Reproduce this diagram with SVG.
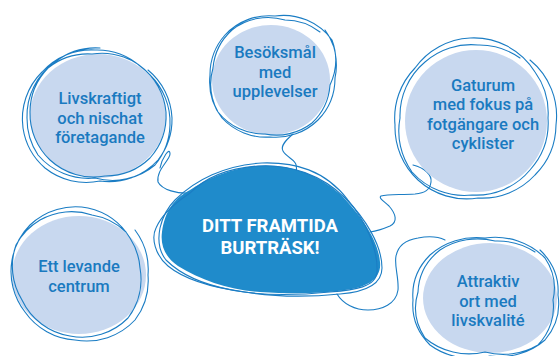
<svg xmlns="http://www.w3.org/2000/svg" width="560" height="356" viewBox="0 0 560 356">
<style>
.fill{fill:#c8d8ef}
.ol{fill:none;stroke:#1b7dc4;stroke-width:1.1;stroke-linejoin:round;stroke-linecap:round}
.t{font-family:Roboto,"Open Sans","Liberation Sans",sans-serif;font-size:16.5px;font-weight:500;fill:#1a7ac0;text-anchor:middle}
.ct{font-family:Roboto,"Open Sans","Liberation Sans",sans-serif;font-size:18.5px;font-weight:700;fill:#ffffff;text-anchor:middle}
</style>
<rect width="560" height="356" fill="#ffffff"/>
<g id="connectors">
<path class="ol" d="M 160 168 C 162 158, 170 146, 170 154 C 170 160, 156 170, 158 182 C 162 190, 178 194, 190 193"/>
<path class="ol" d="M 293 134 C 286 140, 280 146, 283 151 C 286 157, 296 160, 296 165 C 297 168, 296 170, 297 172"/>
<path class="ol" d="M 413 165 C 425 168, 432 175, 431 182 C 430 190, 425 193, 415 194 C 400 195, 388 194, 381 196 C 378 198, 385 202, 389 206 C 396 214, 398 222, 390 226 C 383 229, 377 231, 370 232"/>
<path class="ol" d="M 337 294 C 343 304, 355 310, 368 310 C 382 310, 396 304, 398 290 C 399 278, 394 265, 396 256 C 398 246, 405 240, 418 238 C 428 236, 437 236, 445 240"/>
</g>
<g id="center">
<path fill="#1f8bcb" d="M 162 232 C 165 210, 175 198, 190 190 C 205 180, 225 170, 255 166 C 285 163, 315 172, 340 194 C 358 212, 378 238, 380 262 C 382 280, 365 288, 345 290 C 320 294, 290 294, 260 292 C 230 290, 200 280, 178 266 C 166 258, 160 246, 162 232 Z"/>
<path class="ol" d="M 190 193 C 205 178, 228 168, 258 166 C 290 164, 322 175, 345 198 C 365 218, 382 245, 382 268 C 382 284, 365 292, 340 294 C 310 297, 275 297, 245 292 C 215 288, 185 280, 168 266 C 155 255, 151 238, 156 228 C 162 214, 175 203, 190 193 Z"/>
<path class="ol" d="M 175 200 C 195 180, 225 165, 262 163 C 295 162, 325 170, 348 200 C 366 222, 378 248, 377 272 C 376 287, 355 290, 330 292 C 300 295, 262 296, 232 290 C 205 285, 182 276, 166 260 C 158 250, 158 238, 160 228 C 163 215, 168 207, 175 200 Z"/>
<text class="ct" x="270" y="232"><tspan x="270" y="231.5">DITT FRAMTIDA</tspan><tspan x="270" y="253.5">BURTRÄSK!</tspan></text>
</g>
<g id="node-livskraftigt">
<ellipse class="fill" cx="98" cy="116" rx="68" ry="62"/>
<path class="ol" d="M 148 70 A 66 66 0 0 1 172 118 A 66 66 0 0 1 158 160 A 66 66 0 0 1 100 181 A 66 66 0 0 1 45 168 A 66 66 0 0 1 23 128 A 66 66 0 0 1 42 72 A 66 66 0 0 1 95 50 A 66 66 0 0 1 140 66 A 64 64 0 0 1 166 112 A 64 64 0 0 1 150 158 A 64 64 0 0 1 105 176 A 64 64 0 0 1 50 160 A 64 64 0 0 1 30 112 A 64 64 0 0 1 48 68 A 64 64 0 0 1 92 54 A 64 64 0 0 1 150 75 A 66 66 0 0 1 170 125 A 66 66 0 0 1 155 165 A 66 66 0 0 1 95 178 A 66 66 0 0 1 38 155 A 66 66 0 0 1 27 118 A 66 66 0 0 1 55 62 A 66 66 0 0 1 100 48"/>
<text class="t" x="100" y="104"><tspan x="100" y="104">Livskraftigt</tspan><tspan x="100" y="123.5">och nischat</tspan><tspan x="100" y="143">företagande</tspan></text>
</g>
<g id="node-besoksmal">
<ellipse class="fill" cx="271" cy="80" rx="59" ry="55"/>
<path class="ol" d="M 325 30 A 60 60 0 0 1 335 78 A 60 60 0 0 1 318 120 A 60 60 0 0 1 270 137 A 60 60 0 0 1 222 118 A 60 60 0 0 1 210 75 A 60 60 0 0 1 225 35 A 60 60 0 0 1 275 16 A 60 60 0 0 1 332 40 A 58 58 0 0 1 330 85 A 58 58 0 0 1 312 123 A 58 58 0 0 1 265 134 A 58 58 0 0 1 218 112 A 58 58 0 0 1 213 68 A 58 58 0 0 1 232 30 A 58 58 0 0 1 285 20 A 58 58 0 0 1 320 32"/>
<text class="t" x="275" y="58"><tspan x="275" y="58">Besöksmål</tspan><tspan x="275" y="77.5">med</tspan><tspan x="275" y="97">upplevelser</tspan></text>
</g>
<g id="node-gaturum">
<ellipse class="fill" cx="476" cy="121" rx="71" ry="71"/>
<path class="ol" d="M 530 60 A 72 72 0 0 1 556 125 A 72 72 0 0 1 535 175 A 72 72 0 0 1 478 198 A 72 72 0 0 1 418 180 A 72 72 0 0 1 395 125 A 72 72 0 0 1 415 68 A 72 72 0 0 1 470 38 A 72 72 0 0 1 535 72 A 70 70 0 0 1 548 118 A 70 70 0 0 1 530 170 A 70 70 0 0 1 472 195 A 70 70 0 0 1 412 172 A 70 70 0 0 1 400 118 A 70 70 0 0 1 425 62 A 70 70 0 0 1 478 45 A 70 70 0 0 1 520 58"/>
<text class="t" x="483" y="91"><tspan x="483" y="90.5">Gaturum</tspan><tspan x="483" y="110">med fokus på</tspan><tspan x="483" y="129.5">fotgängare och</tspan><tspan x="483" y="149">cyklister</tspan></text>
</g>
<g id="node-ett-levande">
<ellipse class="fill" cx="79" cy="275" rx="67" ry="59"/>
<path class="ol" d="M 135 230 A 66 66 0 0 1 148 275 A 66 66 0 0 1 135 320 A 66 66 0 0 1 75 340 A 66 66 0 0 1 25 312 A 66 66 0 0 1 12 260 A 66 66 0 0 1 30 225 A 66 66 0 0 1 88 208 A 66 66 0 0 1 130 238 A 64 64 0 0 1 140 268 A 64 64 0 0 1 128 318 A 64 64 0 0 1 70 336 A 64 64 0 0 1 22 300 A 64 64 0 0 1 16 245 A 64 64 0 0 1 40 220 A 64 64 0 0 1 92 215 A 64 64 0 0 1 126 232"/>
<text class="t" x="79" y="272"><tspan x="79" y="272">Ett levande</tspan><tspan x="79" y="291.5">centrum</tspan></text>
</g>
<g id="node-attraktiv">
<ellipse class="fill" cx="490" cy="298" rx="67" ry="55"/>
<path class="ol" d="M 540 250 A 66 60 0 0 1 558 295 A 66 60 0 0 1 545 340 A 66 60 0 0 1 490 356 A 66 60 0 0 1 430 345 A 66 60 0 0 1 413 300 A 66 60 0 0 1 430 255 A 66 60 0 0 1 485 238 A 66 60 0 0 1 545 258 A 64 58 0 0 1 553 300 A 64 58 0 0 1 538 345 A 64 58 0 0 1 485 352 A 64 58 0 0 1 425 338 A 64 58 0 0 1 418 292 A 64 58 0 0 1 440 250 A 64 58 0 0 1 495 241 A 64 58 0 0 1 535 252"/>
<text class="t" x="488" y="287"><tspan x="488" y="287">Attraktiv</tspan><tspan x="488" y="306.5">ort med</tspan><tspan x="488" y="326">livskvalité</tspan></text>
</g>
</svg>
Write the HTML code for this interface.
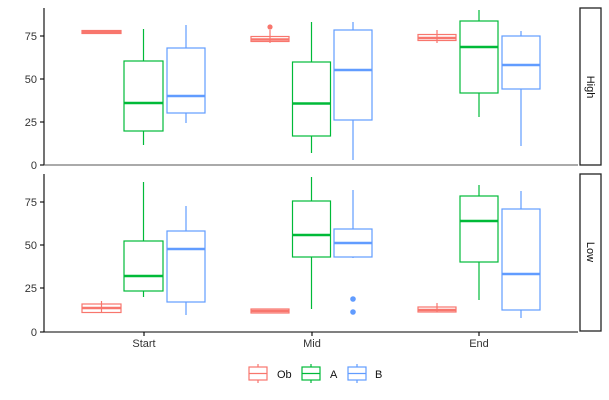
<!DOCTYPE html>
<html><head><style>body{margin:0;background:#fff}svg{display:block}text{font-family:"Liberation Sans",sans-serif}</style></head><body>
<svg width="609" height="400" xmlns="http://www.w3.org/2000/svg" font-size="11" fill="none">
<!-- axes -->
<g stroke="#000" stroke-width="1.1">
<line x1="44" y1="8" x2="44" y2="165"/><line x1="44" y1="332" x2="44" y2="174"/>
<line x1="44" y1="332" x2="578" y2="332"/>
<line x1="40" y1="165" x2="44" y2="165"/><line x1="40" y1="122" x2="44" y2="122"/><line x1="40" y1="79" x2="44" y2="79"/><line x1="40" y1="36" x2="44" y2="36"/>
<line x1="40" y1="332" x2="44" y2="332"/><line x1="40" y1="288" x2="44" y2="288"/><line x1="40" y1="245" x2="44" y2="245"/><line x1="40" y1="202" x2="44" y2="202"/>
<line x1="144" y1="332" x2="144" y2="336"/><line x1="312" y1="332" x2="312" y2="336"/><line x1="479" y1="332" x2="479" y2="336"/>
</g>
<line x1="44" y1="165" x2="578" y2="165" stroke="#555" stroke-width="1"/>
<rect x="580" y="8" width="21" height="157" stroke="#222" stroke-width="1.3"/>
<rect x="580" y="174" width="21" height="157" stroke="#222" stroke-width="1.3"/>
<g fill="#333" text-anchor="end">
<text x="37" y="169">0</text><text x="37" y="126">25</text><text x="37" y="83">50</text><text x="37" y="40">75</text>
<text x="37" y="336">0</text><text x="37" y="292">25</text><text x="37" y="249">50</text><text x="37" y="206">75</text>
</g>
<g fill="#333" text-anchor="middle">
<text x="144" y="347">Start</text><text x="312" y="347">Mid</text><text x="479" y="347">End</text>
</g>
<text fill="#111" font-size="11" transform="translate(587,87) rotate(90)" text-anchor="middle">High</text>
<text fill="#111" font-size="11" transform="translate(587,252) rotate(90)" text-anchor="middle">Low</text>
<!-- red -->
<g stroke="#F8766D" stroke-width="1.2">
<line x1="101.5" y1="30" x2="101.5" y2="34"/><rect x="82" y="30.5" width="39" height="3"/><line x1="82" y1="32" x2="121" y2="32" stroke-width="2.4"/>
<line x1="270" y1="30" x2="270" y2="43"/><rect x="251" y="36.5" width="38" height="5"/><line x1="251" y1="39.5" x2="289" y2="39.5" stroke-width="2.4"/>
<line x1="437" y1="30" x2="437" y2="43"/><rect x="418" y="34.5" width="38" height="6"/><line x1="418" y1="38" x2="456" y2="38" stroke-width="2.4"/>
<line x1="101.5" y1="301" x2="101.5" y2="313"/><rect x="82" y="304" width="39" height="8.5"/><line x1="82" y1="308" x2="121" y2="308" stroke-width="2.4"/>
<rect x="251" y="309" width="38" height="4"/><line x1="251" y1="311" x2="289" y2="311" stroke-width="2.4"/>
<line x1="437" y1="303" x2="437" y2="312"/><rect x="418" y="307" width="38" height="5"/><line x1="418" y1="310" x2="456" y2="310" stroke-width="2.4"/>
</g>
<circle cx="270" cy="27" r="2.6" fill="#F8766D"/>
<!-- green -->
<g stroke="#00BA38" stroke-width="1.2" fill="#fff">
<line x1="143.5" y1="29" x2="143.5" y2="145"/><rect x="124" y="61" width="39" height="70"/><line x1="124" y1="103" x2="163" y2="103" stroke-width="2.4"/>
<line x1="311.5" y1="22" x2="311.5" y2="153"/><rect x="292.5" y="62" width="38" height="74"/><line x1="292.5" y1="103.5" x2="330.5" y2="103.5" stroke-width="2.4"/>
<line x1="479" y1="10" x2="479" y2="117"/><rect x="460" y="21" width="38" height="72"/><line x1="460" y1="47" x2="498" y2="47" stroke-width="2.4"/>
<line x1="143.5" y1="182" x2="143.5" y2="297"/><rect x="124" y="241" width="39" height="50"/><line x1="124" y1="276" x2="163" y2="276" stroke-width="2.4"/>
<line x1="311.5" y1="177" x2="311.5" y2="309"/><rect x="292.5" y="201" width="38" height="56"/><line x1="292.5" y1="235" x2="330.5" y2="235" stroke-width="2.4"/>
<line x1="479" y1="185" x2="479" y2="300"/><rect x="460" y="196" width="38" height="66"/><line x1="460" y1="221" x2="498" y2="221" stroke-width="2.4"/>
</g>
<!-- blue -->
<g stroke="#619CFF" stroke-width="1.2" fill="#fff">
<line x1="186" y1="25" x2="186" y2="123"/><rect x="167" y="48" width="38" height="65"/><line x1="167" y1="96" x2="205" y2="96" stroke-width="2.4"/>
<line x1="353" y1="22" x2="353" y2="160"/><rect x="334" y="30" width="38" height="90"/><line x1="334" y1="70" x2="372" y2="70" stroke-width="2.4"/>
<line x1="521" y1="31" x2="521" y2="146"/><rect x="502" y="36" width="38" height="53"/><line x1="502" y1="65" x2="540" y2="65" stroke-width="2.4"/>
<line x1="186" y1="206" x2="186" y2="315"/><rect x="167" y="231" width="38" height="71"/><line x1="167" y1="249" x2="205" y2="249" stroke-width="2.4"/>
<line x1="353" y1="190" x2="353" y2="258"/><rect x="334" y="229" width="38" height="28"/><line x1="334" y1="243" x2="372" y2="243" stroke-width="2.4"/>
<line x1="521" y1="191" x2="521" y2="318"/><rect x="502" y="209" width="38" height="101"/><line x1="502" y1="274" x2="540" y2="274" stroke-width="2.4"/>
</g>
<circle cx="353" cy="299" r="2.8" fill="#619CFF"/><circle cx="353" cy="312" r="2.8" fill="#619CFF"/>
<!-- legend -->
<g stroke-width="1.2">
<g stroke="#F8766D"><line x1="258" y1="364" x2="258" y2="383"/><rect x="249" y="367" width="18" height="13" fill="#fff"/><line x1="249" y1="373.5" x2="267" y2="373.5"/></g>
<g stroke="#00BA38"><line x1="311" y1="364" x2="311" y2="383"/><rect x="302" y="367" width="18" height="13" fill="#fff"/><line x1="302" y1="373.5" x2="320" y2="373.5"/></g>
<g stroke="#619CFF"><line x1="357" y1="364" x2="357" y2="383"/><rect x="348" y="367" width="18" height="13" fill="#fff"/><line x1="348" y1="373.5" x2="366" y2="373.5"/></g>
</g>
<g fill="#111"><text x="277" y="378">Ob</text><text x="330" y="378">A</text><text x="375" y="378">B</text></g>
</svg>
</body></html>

⁂

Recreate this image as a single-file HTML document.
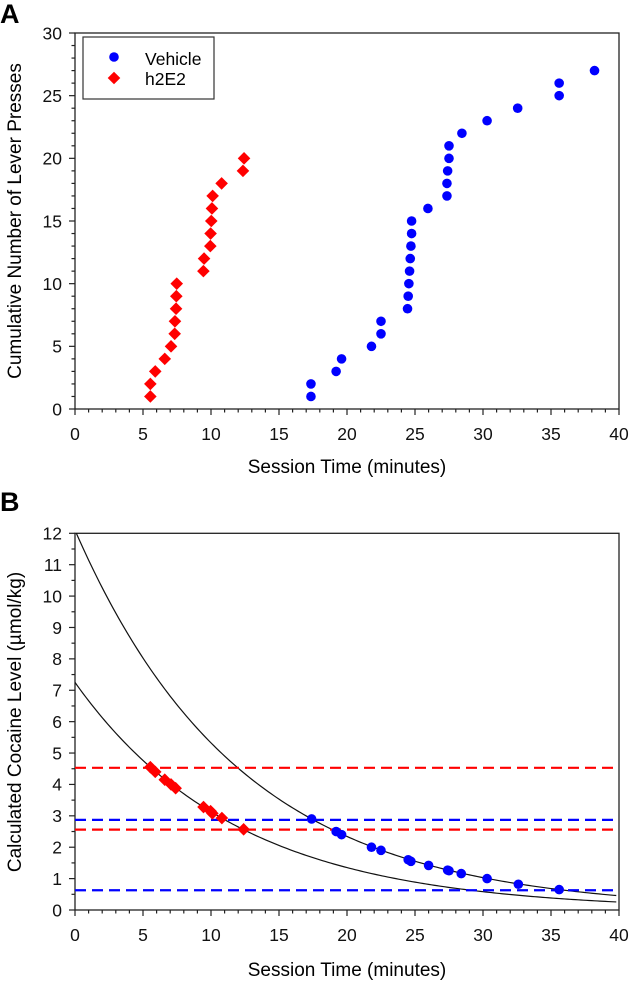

⁂

◆ **EXERCISE DETAILS**
Scan the material line by line and report each one that contains "this".

◆ **TASK RESPONSE**
Reproduce this diagram with SVG.
Write the HTML code for this interface.
Recreate this image as a single-file HTML document.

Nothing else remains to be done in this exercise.